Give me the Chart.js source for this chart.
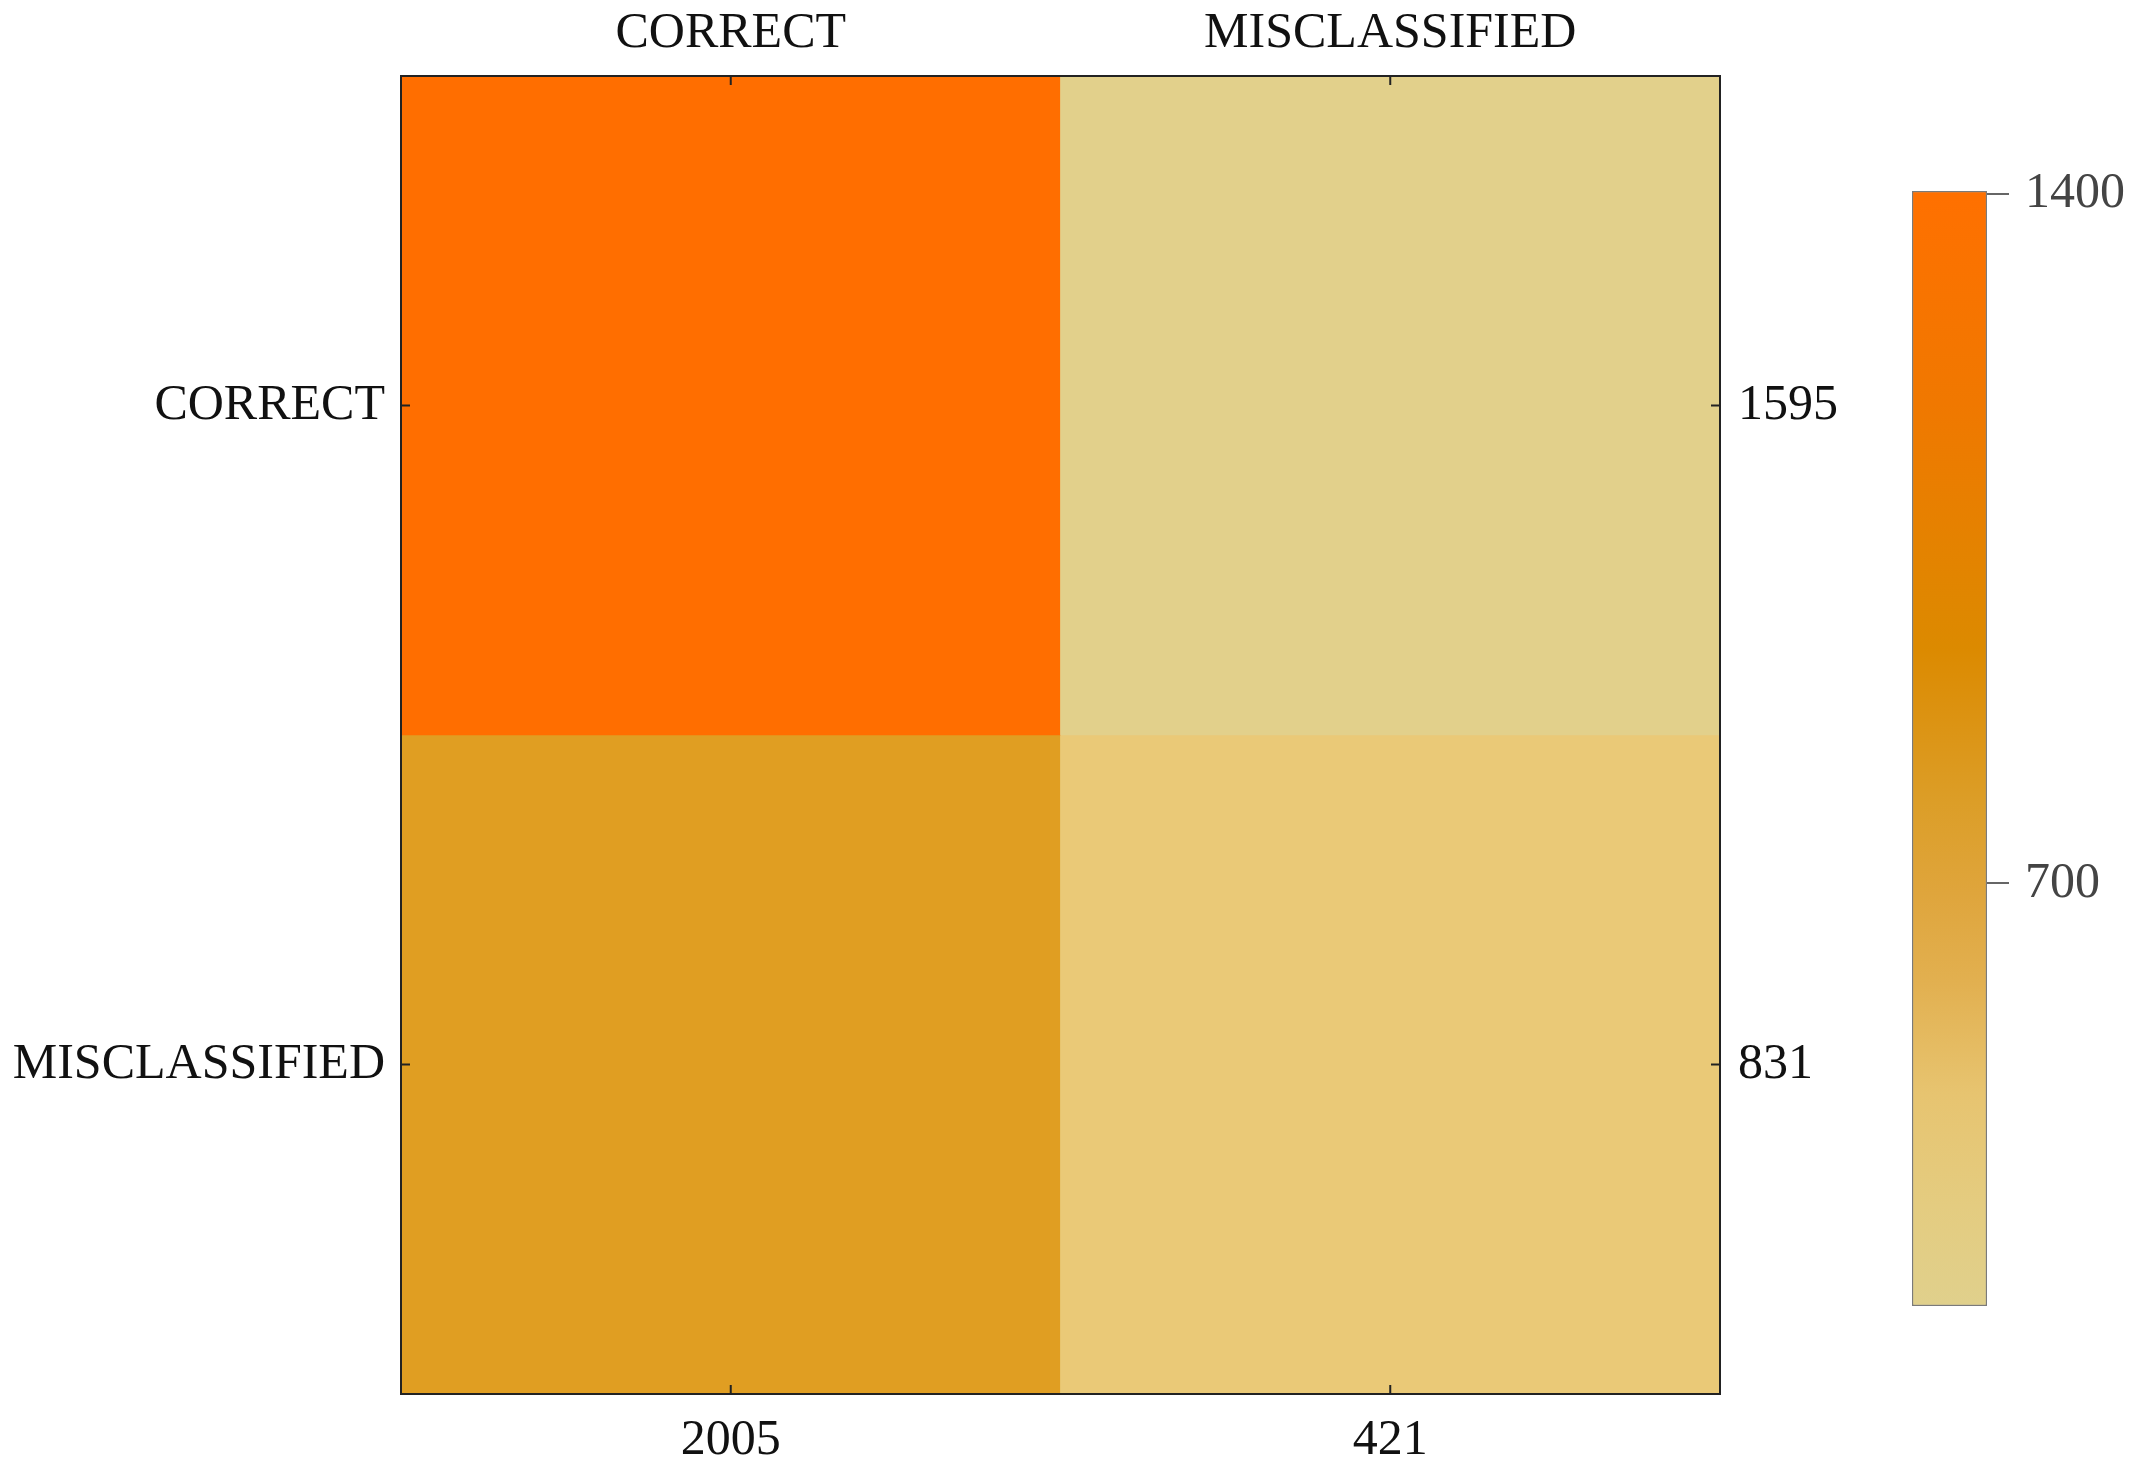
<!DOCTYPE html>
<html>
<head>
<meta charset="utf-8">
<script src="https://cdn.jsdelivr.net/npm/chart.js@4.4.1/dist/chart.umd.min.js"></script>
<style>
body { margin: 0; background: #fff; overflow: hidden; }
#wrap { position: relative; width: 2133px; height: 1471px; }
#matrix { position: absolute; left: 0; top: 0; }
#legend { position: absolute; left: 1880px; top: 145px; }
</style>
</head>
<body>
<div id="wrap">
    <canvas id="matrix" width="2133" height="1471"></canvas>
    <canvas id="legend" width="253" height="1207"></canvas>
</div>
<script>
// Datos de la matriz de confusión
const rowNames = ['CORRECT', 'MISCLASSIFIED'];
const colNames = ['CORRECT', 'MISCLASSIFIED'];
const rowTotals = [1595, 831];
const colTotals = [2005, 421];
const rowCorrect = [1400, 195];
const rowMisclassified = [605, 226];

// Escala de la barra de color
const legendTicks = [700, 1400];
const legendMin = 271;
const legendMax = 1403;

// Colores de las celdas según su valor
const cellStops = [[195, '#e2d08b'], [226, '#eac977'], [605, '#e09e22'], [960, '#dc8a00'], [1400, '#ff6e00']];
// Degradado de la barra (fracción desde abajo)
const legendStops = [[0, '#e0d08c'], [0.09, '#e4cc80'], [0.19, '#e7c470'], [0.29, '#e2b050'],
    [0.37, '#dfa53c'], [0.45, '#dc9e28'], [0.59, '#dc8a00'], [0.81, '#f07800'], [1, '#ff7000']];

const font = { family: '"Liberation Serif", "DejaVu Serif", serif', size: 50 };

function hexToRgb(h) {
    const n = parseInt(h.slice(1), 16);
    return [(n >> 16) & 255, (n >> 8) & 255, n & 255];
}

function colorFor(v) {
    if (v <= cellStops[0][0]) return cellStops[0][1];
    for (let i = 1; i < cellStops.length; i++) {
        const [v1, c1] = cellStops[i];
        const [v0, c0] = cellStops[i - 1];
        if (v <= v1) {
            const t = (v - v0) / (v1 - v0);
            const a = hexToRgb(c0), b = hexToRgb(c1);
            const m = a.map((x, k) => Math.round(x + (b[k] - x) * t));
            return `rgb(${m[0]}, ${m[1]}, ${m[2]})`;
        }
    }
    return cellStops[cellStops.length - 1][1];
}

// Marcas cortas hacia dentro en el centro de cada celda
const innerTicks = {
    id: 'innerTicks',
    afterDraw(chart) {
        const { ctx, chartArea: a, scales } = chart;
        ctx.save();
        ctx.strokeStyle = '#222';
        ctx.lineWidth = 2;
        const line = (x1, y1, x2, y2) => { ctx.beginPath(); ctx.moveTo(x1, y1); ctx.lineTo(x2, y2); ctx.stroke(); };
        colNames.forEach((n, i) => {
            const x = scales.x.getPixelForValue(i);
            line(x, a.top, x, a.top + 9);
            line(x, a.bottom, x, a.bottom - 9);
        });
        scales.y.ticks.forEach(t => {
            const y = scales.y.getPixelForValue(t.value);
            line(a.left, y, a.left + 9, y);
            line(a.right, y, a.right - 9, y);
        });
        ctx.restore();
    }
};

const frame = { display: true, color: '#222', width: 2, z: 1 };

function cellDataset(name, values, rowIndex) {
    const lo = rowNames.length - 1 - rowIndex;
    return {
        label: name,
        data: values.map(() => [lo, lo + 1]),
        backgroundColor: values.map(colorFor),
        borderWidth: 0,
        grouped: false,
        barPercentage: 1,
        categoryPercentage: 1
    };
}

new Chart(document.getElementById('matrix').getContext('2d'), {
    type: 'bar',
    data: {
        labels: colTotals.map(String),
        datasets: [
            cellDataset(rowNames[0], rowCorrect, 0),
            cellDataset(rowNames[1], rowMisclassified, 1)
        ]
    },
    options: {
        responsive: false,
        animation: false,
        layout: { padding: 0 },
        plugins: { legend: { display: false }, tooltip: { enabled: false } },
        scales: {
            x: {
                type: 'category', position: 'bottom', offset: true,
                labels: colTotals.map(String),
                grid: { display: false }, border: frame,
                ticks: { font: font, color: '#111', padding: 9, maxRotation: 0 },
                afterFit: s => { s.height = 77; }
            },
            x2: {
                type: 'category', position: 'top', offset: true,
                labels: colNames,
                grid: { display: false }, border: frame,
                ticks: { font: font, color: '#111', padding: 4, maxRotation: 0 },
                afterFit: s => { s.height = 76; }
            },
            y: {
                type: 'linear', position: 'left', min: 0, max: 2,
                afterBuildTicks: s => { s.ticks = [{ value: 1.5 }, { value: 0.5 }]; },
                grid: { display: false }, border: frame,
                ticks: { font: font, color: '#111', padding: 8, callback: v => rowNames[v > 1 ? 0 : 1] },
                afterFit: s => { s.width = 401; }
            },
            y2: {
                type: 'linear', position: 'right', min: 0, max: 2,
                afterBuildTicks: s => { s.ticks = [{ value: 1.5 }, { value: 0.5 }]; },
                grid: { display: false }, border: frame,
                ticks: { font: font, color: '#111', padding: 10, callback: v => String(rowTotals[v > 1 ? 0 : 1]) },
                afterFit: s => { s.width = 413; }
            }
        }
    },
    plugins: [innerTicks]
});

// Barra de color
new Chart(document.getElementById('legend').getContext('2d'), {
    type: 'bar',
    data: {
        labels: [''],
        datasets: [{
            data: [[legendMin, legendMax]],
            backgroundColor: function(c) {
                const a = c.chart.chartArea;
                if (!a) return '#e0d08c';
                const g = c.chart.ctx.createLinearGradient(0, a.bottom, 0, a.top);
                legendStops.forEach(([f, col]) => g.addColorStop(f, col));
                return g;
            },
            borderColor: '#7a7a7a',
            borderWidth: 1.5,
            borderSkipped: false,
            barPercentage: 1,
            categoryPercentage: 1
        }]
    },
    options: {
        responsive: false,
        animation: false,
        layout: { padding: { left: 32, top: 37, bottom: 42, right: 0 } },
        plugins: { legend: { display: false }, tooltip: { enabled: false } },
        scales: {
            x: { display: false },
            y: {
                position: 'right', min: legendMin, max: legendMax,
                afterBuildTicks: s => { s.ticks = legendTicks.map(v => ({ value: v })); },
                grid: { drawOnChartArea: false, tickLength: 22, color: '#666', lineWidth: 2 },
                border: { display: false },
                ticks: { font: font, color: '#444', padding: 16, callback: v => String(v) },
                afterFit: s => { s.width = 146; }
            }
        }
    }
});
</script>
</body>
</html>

********************

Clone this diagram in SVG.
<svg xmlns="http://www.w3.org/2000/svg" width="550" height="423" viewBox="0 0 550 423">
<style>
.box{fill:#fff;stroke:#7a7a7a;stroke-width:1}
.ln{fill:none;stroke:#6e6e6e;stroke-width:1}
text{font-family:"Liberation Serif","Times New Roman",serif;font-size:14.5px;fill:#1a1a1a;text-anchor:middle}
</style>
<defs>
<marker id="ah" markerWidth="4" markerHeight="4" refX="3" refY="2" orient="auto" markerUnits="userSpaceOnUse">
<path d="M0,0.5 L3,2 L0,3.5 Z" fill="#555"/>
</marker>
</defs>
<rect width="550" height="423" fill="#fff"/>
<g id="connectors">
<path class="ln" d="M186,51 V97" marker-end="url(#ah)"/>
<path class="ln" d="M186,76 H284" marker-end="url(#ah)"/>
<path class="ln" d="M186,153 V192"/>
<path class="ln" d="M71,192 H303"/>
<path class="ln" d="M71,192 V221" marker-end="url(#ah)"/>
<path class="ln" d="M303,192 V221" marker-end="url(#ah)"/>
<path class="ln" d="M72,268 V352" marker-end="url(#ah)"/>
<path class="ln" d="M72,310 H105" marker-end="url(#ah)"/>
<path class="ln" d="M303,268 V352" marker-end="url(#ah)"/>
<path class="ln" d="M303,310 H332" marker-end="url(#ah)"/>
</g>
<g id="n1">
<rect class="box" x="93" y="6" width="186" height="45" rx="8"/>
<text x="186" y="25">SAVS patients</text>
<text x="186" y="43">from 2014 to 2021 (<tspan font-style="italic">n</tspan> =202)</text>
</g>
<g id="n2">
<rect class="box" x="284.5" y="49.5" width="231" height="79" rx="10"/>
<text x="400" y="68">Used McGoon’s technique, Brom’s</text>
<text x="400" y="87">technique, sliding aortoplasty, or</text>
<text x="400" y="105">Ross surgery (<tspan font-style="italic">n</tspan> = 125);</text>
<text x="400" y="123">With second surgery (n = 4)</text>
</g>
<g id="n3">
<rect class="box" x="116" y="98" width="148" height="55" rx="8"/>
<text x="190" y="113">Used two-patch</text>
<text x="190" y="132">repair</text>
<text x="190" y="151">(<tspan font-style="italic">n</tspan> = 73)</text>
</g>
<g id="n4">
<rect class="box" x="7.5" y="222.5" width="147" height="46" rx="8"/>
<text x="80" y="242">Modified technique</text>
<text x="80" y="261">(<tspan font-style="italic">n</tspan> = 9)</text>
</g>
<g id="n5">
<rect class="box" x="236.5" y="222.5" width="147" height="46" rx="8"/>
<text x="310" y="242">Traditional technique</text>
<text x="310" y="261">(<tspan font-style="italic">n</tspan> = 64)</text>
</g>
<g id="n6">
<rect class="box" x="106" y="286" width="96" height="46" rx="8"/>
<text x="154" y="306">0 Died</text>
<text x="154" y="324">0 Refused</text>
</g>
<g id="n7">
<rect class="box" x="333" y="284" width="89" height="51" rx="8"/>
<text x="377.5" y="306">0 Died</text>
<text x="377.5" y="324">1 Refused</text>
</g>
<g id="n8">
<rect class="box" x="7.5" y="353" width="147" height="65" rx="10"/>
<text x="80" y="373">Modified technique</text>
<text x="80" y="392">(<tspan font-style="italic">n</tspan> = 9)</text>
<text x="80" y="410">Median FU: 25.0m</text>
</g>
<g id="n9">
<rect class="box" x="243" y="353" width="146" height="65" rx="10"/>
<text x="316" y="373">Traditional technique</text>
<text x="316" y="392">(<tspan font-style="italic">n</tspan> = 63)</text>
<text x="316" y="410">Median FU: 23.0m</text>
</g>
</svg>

********************

## Set exercise
Leave the pictures out, and transcribe exactly the lines above starting at the one that contains "Give me the Chart.js source for this chart." and ending at the one that contains "serif', size: 50".

## Output for this task
Give me the Chart.js source for this chart.
<!DOCTYPE html>
<html>
<head>
<meta charset="utf-8">
<script src="https://cdn.jsdelivr.net/npm/chart.js@4.4.1/dist/chart.umd.min.js"></script>
<style>
body { margin: 0; background: #fff; overflow: hidden; }
#wrap { position: relative; width: 2133px; height: 1471px; }
#matrix { position: absolute; left: 0; top: 0; }
#legend { position: absolute; left: 1880px; top: 145px; }
</style>
</head>
<body>
<div id="wrap">
    <canvas id="matrix" width="2133" height="1471"></canvas>
    <canvas id="legend" width="253" height="1207"></canvas>
</div>
<script>
// Datos de la matriz de confusión
const rowNames = ['CORRECT', 'MISCLASSIFIED'];
const colNames = ['CORRECT', 'MISCLASSIFIED'];
const rowTotals = [1595, 831];
const colTotals = [2005, 421];
const rowCorrect = [1400, 195];
const rowMisclassified = [605, 226];

// Escala de la barra de color
const legendTicks = [700, 1400];
const legendMin = 271;
const legendMax = 1403;

// Colores de las celdas según su valor
const cellStops = [[195, '#e2d08b'], [226, '#eac977'], [605, '#e09e22'], [960, '#dc8a00'], [1400, '#ff6e00']];
// Degradado de la barra (fracción desde abajo)
const legendStops = [[0, '#e0d08c'], [0.09, '#e4cc80'], [0.19, '#e7c470'], [0.29, '#e2b050'],
    [0.37, '#dfa53c'], [0.45, '#dc9e28'], [0.59, '#dc8a00'], [0.81, '#f07800'], [1, '#ff7000']];

const font = { family: '"Liberation Serif", "DejaVu Serif", serif', size: 50 };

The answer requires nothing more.